Dessa forma, há quem projete um futuro conturbado para a política ambiental do país. Doutor em política, organização e administração florestal, Eleazar Volpato lamenta que o Brasil tenha “entrado pequeno e saído menor da COP 25”, visto que o país “sempre exerceu protagonismo na área ambiental”. “Foi desastroso. O ministro parece não ter sensibilidade, e inverteu uma tendência de respeito que o país vinha obtendo. Tudo aquilo que se conquistou com muito custo, com o país avançando em credibilidade, está retrocedendo. Nunca vimos nada parecido”, comenta.
Além disso, Volpato diz que a maneira como Salles e o presidente Jair Bolsonaro tentam achar culpados para as tragédias que aconteceram neste ano, e como enfrentam personalidades internacionais — a exemplo do ator Leonardo DiCaprio e da ativista Greta Thunberg —, deixam o horizonte ambiental do país recheado de dúvidas. “É uma situação bastante esquisita e preocupante, pois as pessoas não mudam facilmente. Se a sociedade reagir, talvez faça o governo mudar. Mas, enquanto isso, eles continuarão a aplicar essa política”, afirma.
Astrini, do Greenpeace, não vê sinais de que o governo mudará os rumos da política ambiental. “A gente não pode se dar ao luxo de esperar o fim do mandato de Bolsonaro para minimizar as perdas. Isso pode significar uma sentença de morte para a Amazônia”, afirma.
Aprendizado
O ministro Ricardo Salles, em conversa com o Correio, diz que prefere olhar para a frente, mas reconhece que aprendeu com os desastres ambientais que marcaram 2019, os quais define como “desafios importantes e complexos”. “Você vai aprendendo como os processos podem ser melhorados e como se pode dar uma resposta mais eficiente para a sociedade”, frisa.

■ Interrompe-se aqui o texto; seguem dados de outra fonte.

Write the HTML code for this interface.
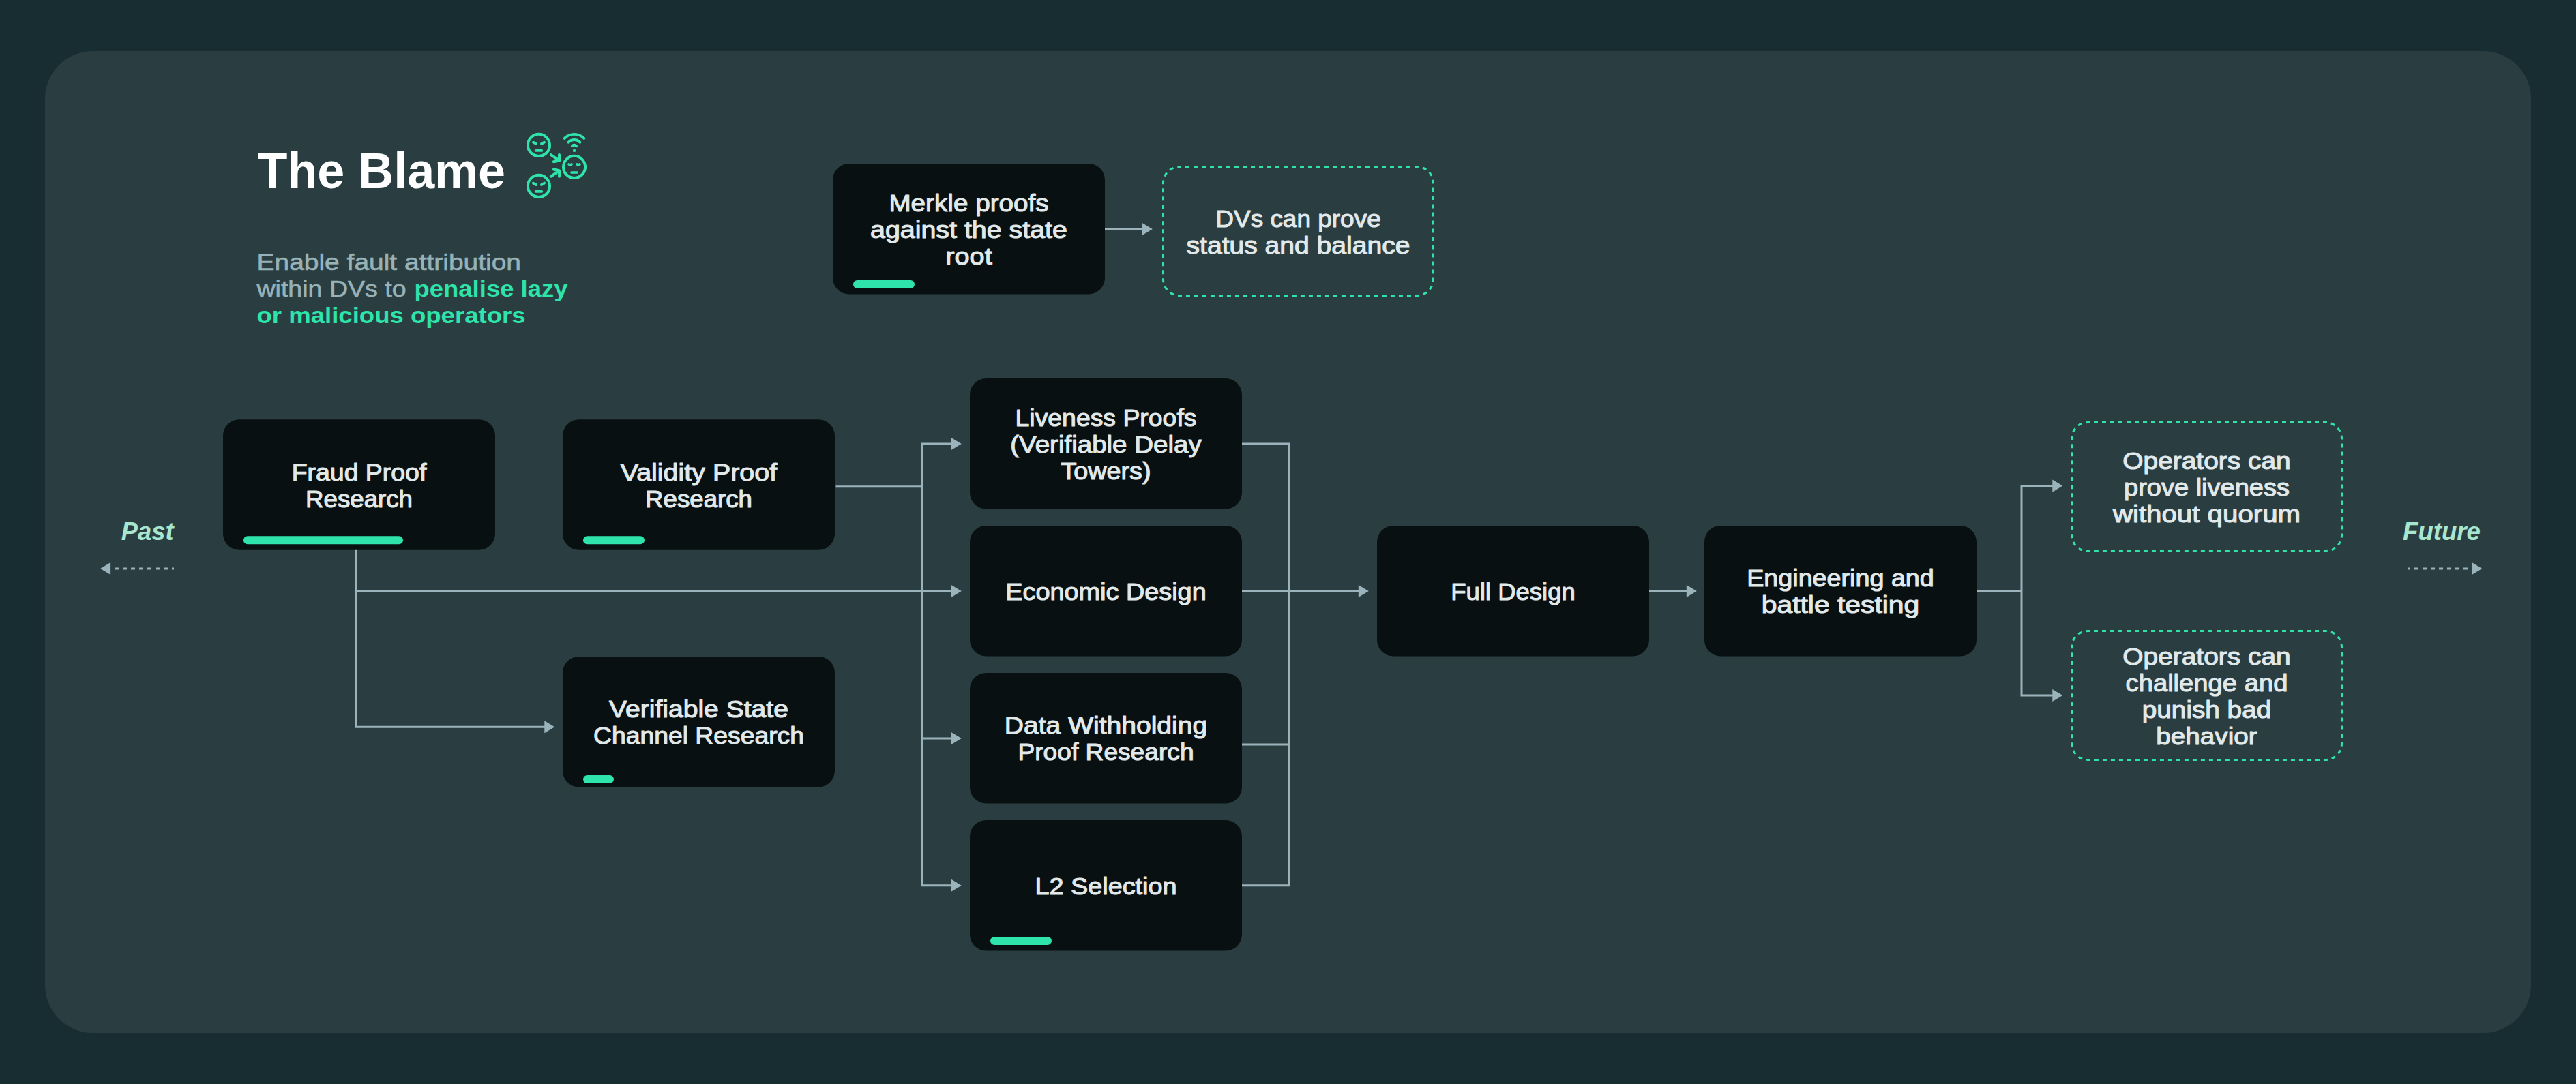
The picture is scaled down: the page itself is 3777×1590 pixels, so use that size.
<!DOCTYPE html>
<html lang="en"><head><meta charset="utf-8"><title>The Blame</title>
<style>
html,body{margin:0;padding:0;background:#182d32;}
body{width:3777px;height:1590px;overflow:hidden;position:relative;font-family:"Liberation Sans",sans-serif;}
svg{position:absolute;left:0;top:0;display:block;}
text{font-family:"Liberation Sans",sans-serif;}
.b{fill:#091011;}
.d{fill:none;stroke:#2fe4ab;stroke-width:3;stroke-dasharray:6 6;stroke-dashoffset:3.5;}
.p{fill:#2fe4ab;}
.l{fill:none;stroke:#9bb4bb;stroke-width:3;}
.a{fill:#9bb4bb;}
.t{fill:#e1e9eb;font-size:35.4px;text-anchor:middle;stroke:#e1e9eb;stroke-width:1.1px;stroke-linejoin:round;}
.ic{fill:none;stroke:#2fe4ab;stroke-linecap:round;stroke-linejoin:round;}
</style></head><body>
<svg width="3777" height="1590" viewBox="0 0 3777 1590">
<rect x="66" y="75" width="3645" height="1440" rx="70" ry="70" fill="#2a3e42"/>
<text x="377.5" y="276.3" font-size="74" font-weight="700" fill="#ffffff" textLength="363.5" lengthAdjust="spacingAndGlyphs">The Blame</text>
<g font-size="34" fill="#97b2b8" stroke="#97b2b8" stroke-width="0.6">
<text x="376.5" y="395.5" textLength="387.5" lengthAdjust="spacingAndGlyphs">Enable fault attribution</text>
<text x="376.5" y="434.5" textLength="219" lengthAdjust="spacingAndGlyphs">within DVs to</text>
<text x="607.5" y="434.5" font-weight="700" fill="#2fe4ab" stroke="none" textLength="225" lengthAdjust="spacingAndGlyphs">penalise lazy</text>
<text x="376.5" y="473.5" font-weight="700" fill="#2fe4ab" stroke="none" textLength="394" lengthAdjust="spacingAndGlyphs">or malicious operators</text>
</g>
<g class="ic" transform="translate(764,188) scale(0.09963)" stroke-width="40">
<circle cx="261" cy="250" r="161"/>
<path d="M179 207L222 231M343 207L300 231M218 330L304 330" stroke-width="38"/>
<circle cx="261" cy="852" r="161"/>
<path d="M179 809L222 833M343 809L300 833M218 932L304 932" stroke-width="38"/>
<circle cx="783" cy="571" r="161"/>
<path d="M702 530Q723 554 744 530M822 530Q843 554 864 530M742 653L824 653" stroke-width="36"/>
<path d="M440 392L562 476M480 494L563 478L562 392M440 710L562 626M480 608L563 624L562 710"/>
<path d="M639.5 148.5A203 203 0 0 1 926.5 148.5M699.0 207.4A113 113 0 0 1 867.0 207.4M752.4 263.3A40 40 0 0 1 813.6 263.3"/>
<circle cx="783" cy="330" r="22" fill="#2fe4ab" stroke="none"/>
</g>
<g class="l">
<path d="M522 806V1066.25H800"/>
<path d="M522 867H1397"/>
<path d="M1225.5 713.75H1351.5"/>
<path d="M1397 651H1351.5V1298.75H1397"/>
<path d="M1351.5 1083H1397"/>
<path d="M1821 651H1889.75V1298.75H1821"/>
<path d="M1821 867H1994"/>
<path d="M1821 1092H1889.75"/>
<path d="M2418 867H2475"/>
<path d="M2898 867H2964"/>
<path d="M3011 712.6H2964V1020H3011"/>
<path d="M1620 336H1677"/>
<path d="M168 834H255" stroke-dasharray="6 6"/>
<path d="M3618 834H3531" stroke-dasharray="6 6"/>
</g>
<path class="a" d="M813.3 1066.25l-15 -9.1v18.2zM1409.8 867l-15 -9.1v18.2zM1409.8 651l-15 -9.1v18.2zM1409.8 1083l-15 -9.1v18.2zM1409.8 1298.75l-15 -9.1v18.2zM2006.8 867l-15 -9.1v18.2zM2487.8 867l-15 -9.1v18.2zM3024.3 712.6l-15 -9.1v18.2zM3024.3 1020l-15 -9.1v18.2zM1689.8 336l-15 -9.1v18.2zM3639.3 834l-15 -9.1v18.2z"/>
<path class="a" d="M147.1 834l15 -9.1v18.2z"/>
<rect class="b" x="1221" y="240" width="399" height="191.5" rx="24"/>
<rect class="p" x="1251" y="411" width="90" height="12" rx="6"/>
<text class="t" x="1420.5" y="309.95" textLength="234.15" lengthAdjust="spacingAndGlyphs">Merkle proofs</text>
<text class="t" x="1420.5" y="348.95" textLength="288.9" lengthAdjust="spacingAndGlyphs">against the state</text>
<text class="t" x="1420.5" y="387.95" textLength="68.4" lengthAdjust="spacingAndGlyphs">root</text>
<rect class="b" x="327" y="615.25" width="399" height="191.5" rx="24"/>
<rect class="p" x="357" y="786.25" width="234" height="12" rx="6"/>
<text class="t" x="526.5" y="704.70" textLength="197.65" lengthAdjust="spacingAndGlyphs">Fraud Proof</text>
<text class="t" x="526.5" y="743.70" textLength="156.9" lengthAdjust="spacingAndGlyphs">Research</text>
<rect class="b" x="825" y="615.25" width="399" height="191.5" rx="24"/>
<rect class="p" x="855" y="786.25" width="90" height="12" rx="6"/>
<text class="t" x="1024.5" y="704.70" textLength="229.4" lengthAdjust="spacingAndGlyphs">Validity Proof</text>
<text class="t" x="1024.5" y="743.70" textLength="156.9" lengthAdjust="spacingAndGlyphs">Research</text>
<rect class="b" x="825" y="963" width="399" height="191.5" rx="24"/>
<rect class="p" x="855" y="1137" width="45" height="12" rx="6"/>
<text class="t" x="1024.5" y="1052.45" textLength="262.9" lengthAdjust="spacingAndGlyphs">Verifiable State</text>
<text class="t" x="1024.5" y="1091.45" textLength="308.9" lengthAdjust="spacingAndGlyphs">Channel Research</text>
<rect class="b" x="1422" y="555" width="399" height="191.5" rx="24"/>
<text class="t" x="1621.5" y="624.95" textLength="265.9" lengthAdjust="spacingAndGlyphs">Liveness Proofs</text>
<text class="t" x="1621.5" y="663.95" textLength="280.4" lengthAdjust="spacingAndGlyphs">(Verifiable Delay</text>
<text class="t" x="1621.5" y="702.95" textLength="132.15" lengthAdjust="spacingAndGlyphs">Towers)</text>
<rect class="b" x="1422" y="771" width="399" height="191.5" rx="24"/>
<text class="t" x="1621.5" y="879.95" textLength="294.4" lengthAdjust="spacingAndGlyphs">Economic Design</text>
<rect class="b" x="1422" y="987" width="399" height="191.5" rx="24"/>
<text class="t" x="1621.5" y="1076.45" textLength="297.4" lengthAdjust="spacingAndGlyphs">Data Withholding</text>
<text class="t" x="1621.5" y="1115.45" textLength="258.15" lengthAdjust="spacingAndGlyphs">Proof Research</text>
<rect class="b" x="1422" y="1203" width="399" height="191.5" rx="24"/>
<rect class="p" x="1452" y="1374" width="90" height="12" rx="6"/>
<text class="t" x="1621.5" y="1311.95" textLength="208.15" lengthAdjust="spacingAndGlyphs">L2 Selection</text>
<rect class="b" x="2019" y="771" width="399" height="191.5" rx="24"/>
<text class="t" x="2218.5" y="879.95" textLength="182.4" lengthAdjust="spacingAndGlyphs">Full Design</text>
<rect class="b" x="2499" y="771" width="399" height="191.5" rx="24"/>
<text class="t" x="2698.5" y="860.45" textLength="274.65" lengthAdjust="spacingAndGlyphs">Engineering and</text>
<text class="t" x="2698.5" y="899.45" textLength="231.4" lengthAdjust="spacingAndGlyphs">battle testing</text>
<rect class="d" x="1705.5" y="244.5" width="396" height="189" rx="24"/>
<text class="t" x="1903.5" y="332.70" textLength="242.4" lengthAdjust="spacingAndGlyphs">DVs can prove</text>
<text class="t" x="1903.5" y="371.70" textLength="327.9" lengthAdjust="spacingAndGlyphs">status and balance</text>
<rect class="d" x="3037.5" y="619.5" width="396" height="189" rx="24"/>
<text class="t" x="3235.5" y="688.20" textLength="246.4" lengthAdjust="spacingAndGlyphs">Operators can</text>
<text class="t" x="3235.5" y="727.20" textLength="242.9" lengthAdjust="spacingAndGlyphs">prove liveness</text>
<text class="t" x="3235.5" y="766.20" textLength="275.15" lengthAdjust="spacingAndGlyphs">without quorum</text>
<rect class="d" x="3037.5" y="925.5" width="396" height="189" rx="24"/>
<text class="t" x="3235.5" y="974.70" textLength="246.4" lengthAdjust="spacingAndGlyphs">Operators can</text>
<text class="t" x="3235.5" y="1013.70" textLength="237.9" lengthAdjust="spacingAndGlyphs">challenge and</text>
<text class="t" x="3235.5" y="1052.70" textLength="189.4" lengthAdjust="spacingAndGlyphs">punish bad</text>
<text class="t" x="3235.5" y="1091.70" textLength="148.4" lengthAdjust="spacingAndGlyphs">behavior</text>
<g font-size="36.6" font-weight="700" font-style="italic" fill="#a8e6d0">
<text x="177.8" y="792" textLength="76.8" lengthAdjust="spacingAndGlyphs">Past</text>
<text x="3523" y="792" textLength="114" lengthAdjust="spacingAndGlyphs">Future</text>
</g>
</svg></body></html>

“Claro que a gente espera que não tenha mais nenhum problema, mas, se houver algum, nós estaremos aí, como estávamos em todos os que experimentamos neste ano. Estaremos prontos para responder. O governo Bolsonaro não foge de nenhuma responsabilidade”, afirma. Apesar disso, entre os integrantes do alto escalão do governo, Salles foi um que mais colecionou episódios controversos.
O ministro reduziu o número de cadeiras da sociedade civil no Conselho Nacional do Meio Ambiente (Conama); bloqueou 95% do orçamento destinado à implantação de medidas e políticas para combate às mudanças climáticas; criticou a atuação de órgãos como o Inpe, o Ibama e o Instituto Chico Mendes de Conservação da Biodiversidade (ICMBio) — e promoveu mudanças em todos eles.
Para 2020, Salles afirma esperar que uma reorganização financeira traga mais recursos para municípios e estados. Além disso, destaca a agenda para as cidades. “Nós temos a expectativa de que a agenda urbana — saneamento, gestão do lixo e qualidade do ar — possa avançar muito rapidamente a partir do ano que vem”, completa.